For Immediate Release,
February 1, 2021
WASHINGTON— Just one week after President Biden ordered a broad review of the Trump administration’s anti-wildlife policies, including the decision to strip Endangered Species Act protections from gray wolves, the U.S. Fish and Wildlife Service summarily asserted today that the previous administration’s decision to delist the gray wolf was valid in a cursory, three-paragraph letter to conservation groups.
On Jan. 20 one of Biden’s first executive orders required agencies to conduct a review of problematic actions of the previous administration in order to ensure that “the Federal Government must be guided by the best science and be protected by processes that ensure the integrity of Federal decision-making.” At the end of the review, all agencies were required to submit a report to the president with their recommendations on how to proceed.

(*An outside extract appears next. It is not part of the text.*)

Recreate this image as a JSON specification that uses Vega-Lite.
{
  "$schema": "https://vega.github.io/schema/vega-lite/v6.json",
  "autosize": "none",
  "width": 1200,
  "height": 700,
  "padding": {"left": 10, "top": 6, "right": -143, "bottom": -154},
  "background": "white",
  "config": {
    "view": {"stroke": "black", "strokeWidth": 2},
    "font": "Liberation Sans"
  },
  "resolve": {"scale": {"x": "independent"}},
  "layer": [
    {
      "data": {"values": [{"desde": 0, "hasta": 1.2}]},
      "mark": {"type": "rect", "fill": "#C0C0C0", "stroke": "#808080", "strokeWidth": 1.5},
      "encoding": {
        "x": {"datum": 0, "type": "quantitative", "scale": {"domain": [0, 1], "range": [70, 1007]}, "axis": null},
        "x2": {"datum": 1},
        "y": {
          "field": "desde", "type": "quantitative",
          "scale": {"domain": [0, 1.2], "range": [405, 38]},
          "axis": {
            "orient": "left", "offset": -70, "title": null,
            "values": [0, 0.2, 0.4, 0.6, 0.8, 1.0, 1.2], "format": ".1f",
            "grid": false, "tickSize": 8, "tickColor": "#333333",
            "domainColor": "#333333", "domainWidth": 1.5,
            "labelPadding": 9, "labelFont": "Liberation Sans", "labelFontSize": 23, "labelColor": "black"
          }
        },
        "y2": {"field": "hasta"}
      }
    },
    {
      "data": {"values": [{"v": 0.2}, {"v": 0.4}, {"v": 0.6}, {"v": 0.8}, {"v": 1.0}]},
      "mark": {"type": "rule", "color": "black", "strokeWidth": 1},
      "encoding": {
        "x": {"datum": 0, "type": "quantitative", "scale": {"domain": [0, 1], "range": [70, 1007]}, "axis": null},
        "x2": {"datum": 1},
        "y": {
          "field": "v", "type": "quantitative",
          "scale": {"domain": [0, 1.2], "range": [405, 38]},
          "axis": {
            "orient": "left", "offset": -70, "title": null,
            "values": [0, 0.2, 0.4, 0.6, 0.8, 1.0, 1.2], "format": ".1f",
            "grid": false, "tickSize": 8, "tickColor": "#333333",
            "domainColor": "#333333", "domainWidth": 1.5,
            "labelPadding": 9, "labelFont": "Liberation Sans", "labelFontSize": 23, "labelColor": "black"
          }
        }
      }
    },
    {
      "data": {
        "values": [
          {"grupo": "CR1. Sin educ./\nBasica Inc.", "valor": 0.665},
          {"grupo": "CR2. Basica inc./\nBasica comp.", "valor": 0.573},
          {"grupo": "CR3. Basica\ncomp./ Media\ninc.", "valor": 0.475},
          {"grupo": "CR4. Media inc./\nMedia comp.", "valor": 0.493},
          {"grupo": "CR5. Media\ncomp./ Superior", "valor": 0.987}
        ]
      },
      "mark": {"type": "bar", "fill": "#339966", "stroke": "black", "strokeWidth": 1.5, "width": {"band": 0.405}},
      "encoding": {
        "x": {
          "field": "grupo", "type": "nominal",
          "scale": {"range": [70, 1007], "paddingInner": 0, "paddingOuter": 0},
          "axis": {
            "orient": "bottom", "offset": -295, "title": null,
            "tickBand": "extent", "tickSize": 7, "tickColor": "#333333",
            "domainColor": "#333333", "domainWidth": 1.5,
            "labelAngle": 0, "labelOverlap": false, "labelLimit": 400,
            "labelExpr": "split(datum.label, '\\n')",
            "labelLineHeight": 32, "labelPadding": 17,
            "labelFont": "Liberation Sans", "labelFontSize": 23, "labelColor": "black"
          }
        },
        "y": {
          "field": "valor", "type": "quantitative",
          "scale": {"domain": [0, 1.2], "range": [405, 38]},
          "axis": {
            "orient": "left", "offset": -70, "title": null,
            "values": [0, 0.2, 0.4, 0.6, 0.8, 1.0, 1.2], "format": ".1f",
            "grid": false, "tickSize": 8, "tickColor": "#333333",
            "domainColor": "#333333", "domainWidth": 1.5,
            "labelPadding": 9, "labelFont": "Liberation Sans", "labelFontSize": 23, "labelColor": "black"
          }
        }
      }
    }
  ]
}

Instead of complying with this process, the Fish and Wildlife Service asserted in a letter signed by Gary Frazer, assistant director for ecological services, that the Trump administration’s rule removing Endangered Species Act protection from gray wolves in the lower 48 states remains valid.
“There is no way the Fish and Wildlife Service followed President Biden’s directive and completed its review in just five business days,” said Brett Hartl, government affairs director at the Center for Biological Diversity. “It’s baffling that they went rogue by not even waiting till there was a new secretary of Interior to assess what happened under Trump. This is a slap in the face to the American public, who want scientific integrity restored to the government and to ensure that wolves are protected till they’re recovered across this country.”

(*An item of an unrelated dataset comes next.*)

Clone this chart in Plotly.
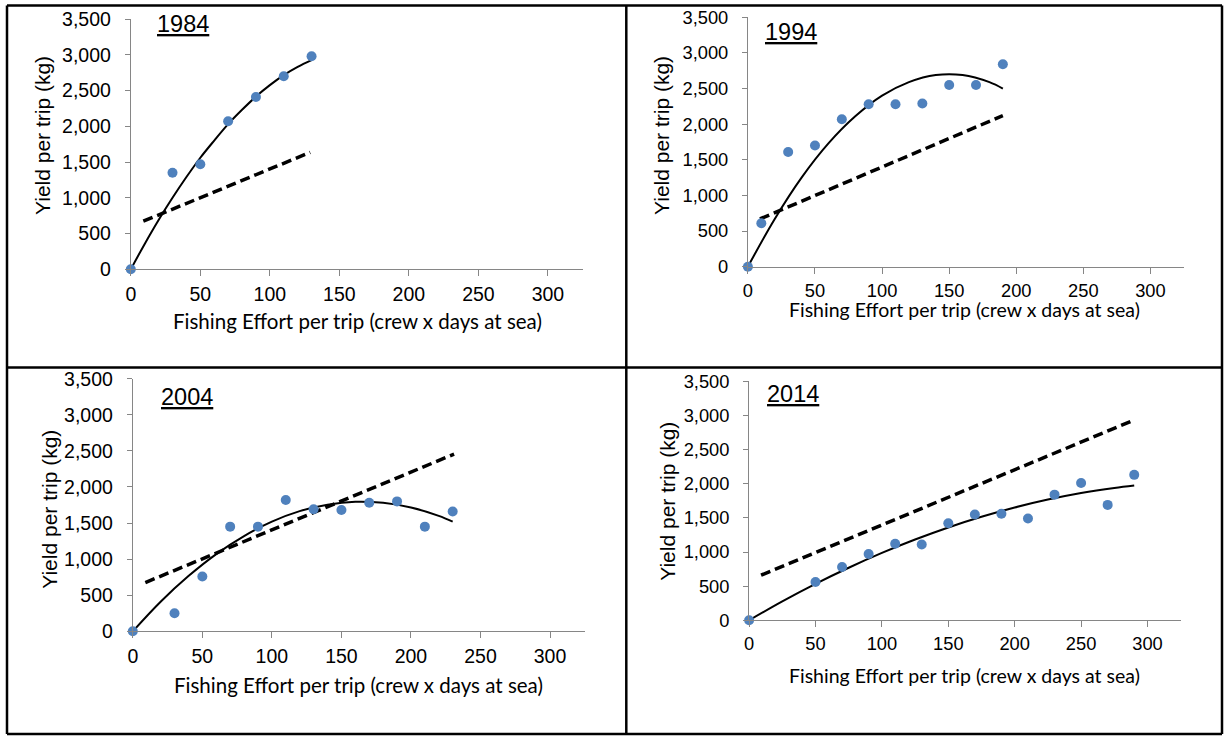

The Service removed federal protection from wolves in October despite deep concerns raised by the peer review of the decision. Independent scientists raised substantial concerns that wolves remained still functionally extinct in the vast majority of their former range across the continental United States.

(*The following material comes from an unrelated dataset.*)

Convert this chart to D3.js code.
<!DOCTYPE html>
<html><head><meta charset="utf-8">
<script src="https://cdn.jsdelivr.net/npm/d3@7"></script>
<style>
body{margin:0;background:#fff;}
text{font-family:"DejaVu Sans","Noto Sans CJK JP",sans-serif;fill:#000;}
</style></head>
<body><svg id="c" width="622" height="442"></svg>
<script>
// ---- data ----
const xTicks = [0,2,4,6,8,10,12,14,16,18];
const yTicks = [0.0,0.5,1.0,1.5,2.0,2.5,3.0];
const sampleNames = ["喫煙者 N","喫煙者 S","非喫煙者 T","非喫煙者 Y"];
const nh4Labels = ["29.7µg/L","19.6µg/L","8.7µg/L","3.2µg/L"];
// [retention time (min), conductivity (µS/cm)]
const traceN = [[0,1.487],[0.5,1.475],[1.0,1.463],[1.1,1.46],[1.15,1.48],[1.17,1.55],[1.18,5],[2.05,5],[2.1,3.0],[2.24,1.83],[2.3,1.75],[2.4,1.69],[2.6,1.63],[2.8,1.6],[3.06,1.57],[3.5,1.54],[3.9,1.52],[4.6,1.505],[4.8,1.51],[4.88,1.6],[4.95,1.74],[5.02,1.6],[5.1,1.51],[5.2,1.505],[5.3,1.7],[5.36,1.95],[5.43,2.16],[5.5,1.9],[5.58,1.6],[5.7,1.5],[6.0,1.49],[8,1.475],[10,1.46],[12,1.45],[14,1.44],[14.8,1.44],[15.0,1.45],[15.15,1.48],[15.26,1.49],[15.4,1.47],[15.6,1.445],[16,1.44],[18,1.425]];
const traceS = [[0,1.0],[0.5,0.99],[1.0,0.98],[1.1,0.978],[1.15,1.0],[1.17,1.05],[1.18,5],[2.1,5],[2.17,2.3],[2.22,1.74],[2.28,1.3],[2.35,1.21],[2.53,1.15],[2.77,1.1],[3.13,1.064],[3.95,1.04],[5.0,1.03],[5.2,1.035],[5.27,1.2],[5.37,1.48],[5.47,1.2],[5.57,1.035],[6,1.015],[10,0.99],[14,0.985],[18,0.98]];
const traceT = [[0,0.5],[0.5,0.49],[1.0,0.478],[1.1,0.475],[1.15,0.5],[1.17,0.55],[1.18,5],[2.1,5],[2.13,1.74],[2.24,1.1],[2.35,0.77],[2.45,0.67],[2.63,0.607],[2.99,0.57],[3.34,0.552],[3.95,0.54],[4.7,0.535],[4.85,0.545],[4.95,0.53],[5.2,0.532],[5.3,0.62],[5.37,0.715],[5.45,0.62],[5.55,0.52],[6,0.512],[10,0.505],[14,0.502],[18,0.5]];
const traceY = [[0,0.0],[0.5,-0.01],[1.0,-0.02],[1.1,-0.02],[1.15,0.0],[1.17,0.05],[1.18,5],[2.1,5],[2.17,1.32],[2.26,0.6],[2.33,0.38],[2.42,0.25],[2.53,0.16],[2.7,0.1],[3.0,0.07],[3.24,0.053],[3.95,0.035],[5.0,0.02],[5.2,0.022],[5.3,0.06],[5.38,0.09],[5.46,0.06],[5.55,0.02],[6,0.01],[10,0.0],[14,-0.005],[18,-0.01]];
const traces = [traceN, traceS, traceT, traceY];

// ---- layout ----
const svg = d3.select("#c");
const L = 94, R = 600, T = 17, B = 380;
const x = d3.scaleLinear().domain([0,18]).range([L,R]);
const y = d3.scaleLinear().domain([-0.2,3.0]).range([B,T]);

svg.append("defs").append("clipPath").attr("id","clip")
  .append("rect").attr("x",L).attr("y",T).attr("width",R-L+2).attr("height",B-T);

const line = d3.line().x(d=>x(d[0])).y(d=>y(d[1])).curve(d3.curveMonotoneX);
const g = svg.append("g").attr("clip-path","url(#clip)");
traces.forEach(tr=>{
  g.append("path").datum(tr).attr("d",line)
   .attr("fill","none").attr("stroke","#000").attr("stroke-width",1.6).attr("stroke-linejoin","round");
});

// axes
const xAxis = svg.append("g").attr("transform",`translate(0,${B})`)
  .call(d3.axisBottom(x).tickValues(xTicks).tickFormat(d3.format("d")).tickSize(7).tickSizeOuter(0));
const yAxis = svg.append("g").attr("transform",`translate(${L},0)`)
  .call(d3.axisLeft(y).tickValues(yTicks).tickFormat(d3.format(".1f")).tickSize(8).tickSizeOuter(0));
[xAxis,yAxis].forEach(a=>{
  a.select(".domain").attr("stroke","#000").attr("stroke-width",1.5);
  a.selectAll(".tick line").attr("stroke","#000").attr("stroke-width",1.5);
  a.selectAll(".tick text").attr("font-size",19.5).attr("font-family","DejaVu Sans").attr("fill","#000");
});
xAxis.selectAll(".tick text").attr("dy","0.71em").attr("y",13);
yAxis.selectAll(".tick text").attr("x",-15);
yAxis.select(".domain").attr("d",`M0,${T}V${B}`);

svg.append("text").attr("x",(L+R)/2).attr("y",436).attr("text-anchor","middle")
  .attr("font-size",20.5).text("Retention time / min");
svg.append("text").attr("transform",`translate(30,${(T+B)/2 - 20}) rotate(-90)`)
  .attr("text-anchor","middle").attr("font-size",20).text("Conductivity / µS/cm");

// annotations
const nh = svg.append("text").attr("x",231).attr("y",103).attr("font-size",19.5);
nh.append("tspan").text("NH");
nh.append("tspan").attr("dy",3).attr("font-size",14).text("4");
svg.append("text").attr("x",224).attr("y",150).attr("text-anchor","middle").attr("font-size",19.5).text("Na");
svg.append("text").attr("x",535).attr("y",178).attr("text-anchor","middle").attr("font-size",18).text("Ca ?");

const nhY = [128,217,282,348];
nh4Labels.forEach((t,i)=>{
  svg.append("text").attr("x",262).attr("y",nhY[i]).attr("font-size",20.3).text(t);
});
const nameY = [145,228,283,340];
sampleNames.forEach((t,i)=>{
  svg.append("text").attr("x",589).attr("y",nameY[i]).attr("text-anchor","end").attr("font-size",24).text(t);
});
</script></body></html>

Even before the Trump administration, the Fish and Wildlife Service routinely ranked among the worst agencies in terms of concerns about political interference undermining the scientific process. In a 2015 survey, 70% of Fish and Wildlife Service scientists stated that considerations of political interests in agency decisions were too high.
“President Biden has made clear that listening to the science will be the hallmark of his administration. It’s sad the Fish and Wildlife Service didn’t get the memo,” said Hartl. “We won’t be able to take on the extinction crisis or the climate crisis if federal agencies like the Fish and Wildlife Service feel free to routinely ignore science whenever it suits them.”